Mohamed Beddy Ebnou est directeur de l'Institute for Epistemological Studies - IESE (Bruxelles) et enseigne à l'université de Dauphine (Paris). Il a récemment écrit Islam et démocratie : face à la modernité, Fondapol, 2015.

 


Istanbul le 11 Octobre 2015. Je suis en train d'observer ce matin la vie qui continue malgré tout à Istanbul où je suis arrivé hier soir. Cette ville est une grande passionnée de la vie. Hier au moment où je traversais Ankara avec ma mère et mon frère pour aller à l'aéroport Esenboğa, j'ai réalisé soudain que mon téléphone affichait une avalanche de missed calls. Mon oncle très inquiet me rappelle et m'apprend qu'un attentant vient de se produire non loin de nous. J'ai posé la question au conducteur turc. Il avait déjà appris la mauvaise nouvelle mais il ne voulait manifestement pas nous effrayer. A l'aéroport d'Ankara-Esenboğa puis à celui d'Istanbul-Atatürk tout semblait normal. A notre arrivée à ce dernier une collègue istanbuliote ravie de nous voir arriver à l'heure m'informe que plusieurs vols ont été annulés peu de temps après notre départ d'Ankara. Je commençais à réaliser l'ampleur de l'événement. Tant de morts et de blessés. Tant d'horreur et d'inhumanité. Une amie de Paris venait de m'envoyer fort opportunément le poème d'Émile VERHAEREN : Celui de la fatigue . Le défi de garder espoir ou surtout de l'inventer est de moins en moins aisé à relever.

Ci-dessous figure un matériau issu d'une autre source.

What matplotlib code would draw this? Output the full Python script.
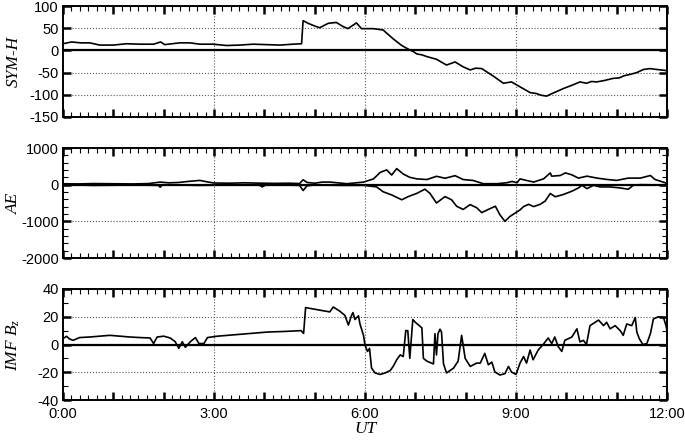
import matplotlib
matplotlib.use("Agg")
import matplotlib.pyplot as plt
from matplotlib.ticker import MultipleLocator, FuncFormatter

# SYM-H index (nT), time in decimal hours UT
symh_t = [0.00, 0.17, 0.35, 0.53, 0.73, 1.00, 1.26, 1.53, 1.80, 1.94, 2.02, 2.32,
          2.52, 2.72, 2.98, 3.25, 3.51, 3.78, 4.04, 4.31, 4.57, 4.74, 4.77, 4.87,
          5.00, 5.10, 5.27, 5.43, 5.56, 5.66, 5.83, 5.93, 6.16, 6.36, 6.56, 6.73,
          6.89, 6.95, 7.03, 7.13, 7.23, 7.42, 7.62, 7.79, 7.95, 8.09, 8.20, 8.32,
          8.55, 8.75, 8.91, 9.11, 9.28, 9.40, 9.50, 9.61, 9.70, 9.80, 9.94, 10.10,
          10.27, 10.40, 10.50, 10.60, 10.75, 10.93, 11.05, 11.15, 11.27, 11.40,
          11.53, 11.66, 11.80, 11.96, 12.00]
symh = [15, 19, 17, 17, 12, 12, 15, 14, 14, 19, 13, 17,
        17, 14, 14, 11, 12, 14, 13, 12, 14, 15, 67, 61,
        55, 51, 61, 63, 54, 49, 62, 49, 49, 46, 26, 11,
        1, -2, -8, -10, -14, -20, -33, -26, -37, -44, -40, -41,
        -58, -74, -71, -84, -95, -97, -101, -103, -98, -93, -86, -79,
        -71, -74, -70, -71, -68, -63, -62, -57, -54, -50,
        -43, -41, -43, -45, -46]

# AU (upper) and AL (lower) auroral indices (nT)
au_t = [0.0, 0.3, 0.6, 1.0, 1.4, 1.7, 1.93, 2.1, 2.3, 2.5, 2.72, 2.85, 3.0, 3.3,
        3.6, 3.96, 4.2, 4.5, 4.70, 4.77, 4.85, 5.0, 5.15, 5.30, 5.64, 5.97, 6.17,
        6.30, 6.43, 6.53, 6.63, 6.76, 6.89, 7.03, 7.23, 7.42, 7.59, 7.79, 7.95,
        8.15, 8.35, 8.62, 8.82, 8.92, 9.02, 9.08, 9.21, 9.35, 9.55, 9.68, 9.71,
        9.88, 9.98, 10.11, 10.24, 10.41, 10.61, 10.80, 11.00, 11.23, 11.47, 11.67,
        11.76, 11.96, 12.0]
au = [25, 20, 30, 25, 20, 30, 70, 50, 60, 90, 116, 80, 45, 40,
      50, 40, 35, 40, 30, 134, 60, 40, 70, 71, 26, 70, 158,
      333, 403, 263, 438, 290, 200, 158, 140, 228, 175, 245, 140,
      114, 26, 26, 53, 88, 53, 158, 114, 71, 160, 321, 232,
      250, 321, 268, 179, 232, 179, 143, 116, 179, 179, 250,
      143, 54, 30]

al_t = [0.0, 0.3, 0.6, 1.0, 1.4, 1.7, 1.90, 1.93, 1.97, 2.3, 2.7, 3.0, 3.4, 3.90,
        3.96, 4.02, 4.4, 4.70, 4.77, 4.85, 5.0, 5.3, 5.6, 5.97, 6.23, 6.36, 6.53,
        6.73, 6.86, 7.03, 7.19, 7.29, 7.42, 7.59, 7.72, 7.82, 7.95, 8.09, 8.22,
        8.32, 8.45, 8.59, 8.68, 8.78, 8.88, 8.98, 9.08, 9.15, 9.25, 9.35, 9.48,
        9.58, 9.68, 9.78, 9.94, 10.11, 10.24, 10.31, 10.41, 10.54, 10.67, 10.87,
        11.07, 11.23, 11.33, 11.47, 12.0]
al = [-15, -10, -20, -15, -10, -15, -20, -70, -15, -10, -20, -15, -10, -15,
      -60, -15, -10, -20, -160, -30, -10, -15, -20, -18, -61, -193, -280,
      -412, -325, -237, -123, -237, -500, -325, -412, -588, -675, -544, -631,
      -763, -675, -588, -820, -1000, -866, -777, -688, -598, -536, -598, -536,
      -447, -241, -330, -268, -179, -89, -18, -107, -18, -62, -62,
      -89, -125, -18, 0, -10]

# IMF Bz (nT)
bz_t = [0.00, 0.07, 0.13, 0.20, 0.33, 0.53, 0.73, 0.93, 1.13, 1.33, 1.53, 1.73,
        1.80, 1.87, 2.00, 2.13, 2.23, 2.30, 2.37, 2.43, 2.53, 2.63, 2.70, 2.80,
        2.87, 3.07, 3.40, 3.73, 4.07, 4.40, 4.73, 4.78, 4.82, 4.91, 5.11, 5.30,
        5.37, 5.50, 5.60, 5.67, 5.73, 5.76, 5.80, 5.87, 5.90, 5.97, 6.00, 6.05,
        6.09, 6.13, 6.20, 6.30, 6.40, 6.50, 6.56, 6.63, 6.70, 6.76, 6.81, 6.85,
        6.89, 6.95, 7.00, 7.13, 7.16, 7.23, 7.36, 7.39, 7.42, 7.45, 7.49, 7.52,
        7.56, 7.62, 7.76, 7.85, 7.92, 7.99, 8.09, 8.22, 8.29, 8.38, 8.45, 8.52,
        8.58, 8.68, 8.78, 8.85, 8.91, 9.00, 9.08, 9.15, 9.21, 9.28, 9.34, 9.44,
        9.54, 9.64, 9.71, 9.77, 9.84, 9.91, 9.97, 10.04, 10.11, 10.21, 10.27,
        10.34, 10.40, 10.47, 10.57, 10.64, 10.74, 10.80, 10.87, 10.97, 11.07,
        11.13, 11.20, 11.30, 11.37, 11.40, 11.45, 11.52, 11.60, 11.67, 11.73,
        11.83, 11.93, 11.98, 12.00]
bz = [4.2, 5.9, 4.0, 3.0, 5.0, 5.4, 6.0, 6.6, 6.0, 5.4, 5.0, 4.7,
      0.7, 5.4, 6.0, 4.7, 2.0, -2.8, 2.0, -2.0, 2.0, 5.0, 0.7, 0.7,
      5.0, 6.0, 7.0, 8.0, 9.0, 9.4, 10.0, 8.0, 26.6, 26.0, 24.7, 23.5,
      27.0, 24.0, 21.0, 14.0, 20.7, 23.0, 18.0, 20.7, 14.8, 6.6, -0.5, -5.0,
      -2.8, -17.0, -20.5, -21.6, -20.5, -18.8, -15.8, -11.0, -7.5, -8.7, 10.0, 10.0,
      -10.0, 18.0, 16.0, 12.0, -10.0, -12.0, -14.0, 7.8, -7.5, 7.8, 11.0, 9.0,
      -14.0, -20.5, -17.0, -12.0, 6.6, -10.0, -15.8, -13.4, -13.4, -6.4, -14.6, -12.7,
      -19.8, -22.0, -21.0, -15.8, -19.8, -21.6, -13.4, -8.7, -13.4, -4.0, -11.0, -4.0,
      0.0, 4.7, 0.7, 5.4, -1.6, -5.0, 3.0, 4.2, 5.4, 11.3, 1.9,
      3.0, 0.0, 13.6, 16.0, 17.6, 13.6, 16.0, 11.3, 13.6, 10.0,
      6.6, 14.8, 13.6, 19.5, 9.0, 4.2, 0.0, 0.7, 7.8, 18.4,
      20.0, 19.5, 13.6, 10.0]

label_hours = [0, 3, 6, 9, 12]
grid_hours = [3, 6, 9]

plt.rcParams['font.family'] = ['Liberation Sans', 'DejaVu Sans']
plt.rcParams['font.size'] = 10.5
plt.rcParams['axes.unicode_minus'] = False
plt.rcParams['mathtext.fontset'] = 'custom'
plt.rcParams['mathtext.it'] = 'Liberation Serif:italic'
plt.rcParams['mathtext.rm'] = 'Liberation Serif'

fig = plt.figure(figsize=(6.85, 4.45), dpi=100)
left, width = 63 / 685, 604 / 685
ax1 = fig.add_axes([left, 1 - 117 / 445, width, 111 / 445])
ax2 = fig.add_axes([left, 1 - 258 / 445, width, 110 / 445])
ax3 = fig.add_axes([left, 1 - 400 / 445, width, 111 / 445])

ax1.plot(symh_t, symh, color='black', lw=1.2)
ax2.plot(au_t, au, color='black', lw=1.2)
ax2.plot(al_t, al, color='black', lw=1.2)
ax3.plot(bz_t, bz, color='black', lw=1.2)

settings = [
    (ax1, (-150, 100), 50, None, 'SYM-H'),
    (ax2, (-2000, 1000), 1000, 200, 'AE'),
    (ax3, (-40, 40), 20, 10, r'$IMF\ B_z$'),
]

for ax, ylim, major, minor, label in settings:
    ax.set_xlim(0, 12)
    ax.set_ylim(*ylim)
    ax.xaxis.set_major_locator(MultipleLocator(1))
    ax.xaxis.set_minor_locator(MultipleLocator(1 / 6))
    ax.yaxis.set_major_locator(MultipleLocator(major))
    if minor:
        ax.yaxis.set_minor_locator(MultipleLocator(minor))
    ax.tick_params(which='both', direction='in', top=True, right=True)
    ax.tick_params(which='major', length=6, width=1.8, pad=3)
    ax.tick_params(which='minor', length=3.5, width=0.8)
    for s in ax.spines.values():
        s.set_linewidth(1.4)
    ax.yaxis.grid(True, which='major', linestyle=':', color='0.35', lw=0.8)
    for h in grid_hours:
        ax.axvline(h, linestyle=':', color='0.35', lw=0.8, zorder=0)
    ax.axhline(0, color='black', lw=1.6)
    ax.set_ylabel(label, family='Liberation Serif', style='italic', fontsize=12.5)
    ax.yaxis.set_label_coords(-0.068, 0.5)
    ax.xaxis.set_major_formatter(FuncFormatter(lambda v, p: ''))

ax3.xaxis.set_major_formatter(
    FuncFormatter(lambda v, p: f"{int(round(v))}:00" if round(v) in label_hours else ''))
ax3.tick_params(axis='x', which='major', pad=5)
ax3.set_xlabel('UT', family='Liberation Serif', style='italic', fontsize=12.5, labelpad=0)

fig.savefig('out.png', dpi=100)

La Nature ne s'est pas toujours montrée très clémente envers l'Homme mais celui-ci se montre et s'est souvent montré encore moins clément envers lui-même. Il s'est inlassablement acharné contre la Vie, contre sa vie. Il ne semble guère blasé de ses pulsions inextinguibles pour les flots de sang humain qui continuent absurdement de couler. Bien évidemment, les délires fascisants de type sectaire ou nationaliste se superposent ici à cet insatiable appétit macabre comme des prétextes fort commodes. J'ai ce matin la triste et naïve impression que l'ultra-sophistication des outils techniques martiaux et, en somme, une grande partie de ce que l'humanité appelle développement n'ont pour le moment servi qu'à exalter ces pulsions meurtrières, cette soif primitive du meurtre pour le meurtre, du cannibalisme pour le cannibalisme.

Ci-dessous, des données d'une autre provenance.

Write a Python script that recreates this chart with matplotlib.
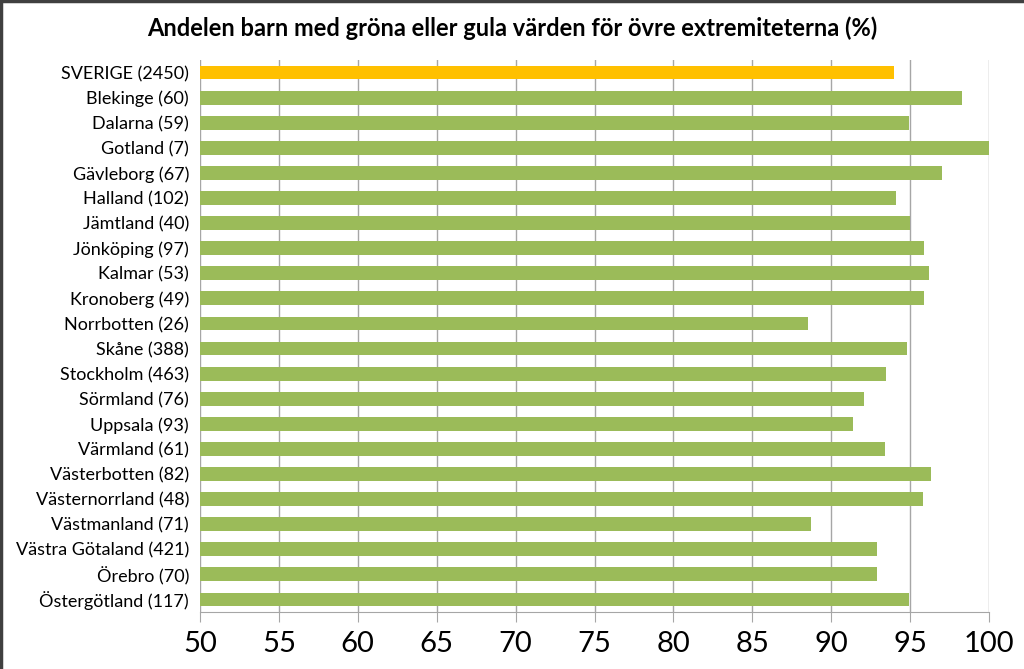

J'ai passé une partie de la soirée à suivre les débats sur les différentes chaines turques et internationales, à lire les analyses. Difficile de savoir qui fait quoi et qui commande quoi dans ce contexte si complexe. Les autorités turques "n'ont pas l'air de comprendre que ces groupes de sectaires exaltés n'ont pas d'amis", commente mon frère. Il faut dire qu'avec tout ce qui se passe autour d'elle, notamment chez ses voisins arabes, la Turquie s'en sort étonnement bien. Ou relativement bien. Son implication dans les conflits régionaux et plus particulièrement en Syrie inquiètent cependant beaucoup d'analystes turcs. Certains accusent sans détour leur gouvernement. Deux termes clefs (il s'agit comme souvent en géopolitique d'une agrégation oxymorique) se répètent inlassablement chez eux : PKK et DAECH. L'opinion est semble-t-il encore plus polarisé quant au rôle qu'elle prête aux autorités turques dans le conflit syrien. Il y a vraisemblablement à ce sujet autant de critiques véhémentes que d'éloges dithyrambiques.


Cette unanimité qu'on trouve ici sur le fait que les groupes armés sévissant aujourd'hui en Irak et en Syrie sont des Frankenstein en grande partie fabriqués, intentionnellement ou non, par la politique des puissances régionales et internationales relève-t-elle purement et simplement d'un conspirationnisme de bas étage? Ils semblent en tout cas avoir adopté la (même ?) violence déployée, peut-être un peu plus secrètement, par les régimes staliniens ou semi-staliniens qui se sont durablement installés au pouvoir dans une partie des Etats arabes depuis la fin des années 60. L'immense appétit sadique pour toutes les mises en scène pornographiques de la terreur était déjà une politique officielle ou quasi-officielle de ces régimes. Les nouveaux groupes armés l'ont-ils en quelque sorte hérité, "privatisé" et radicalisé? Il n'est probablement pas interdit de le penser.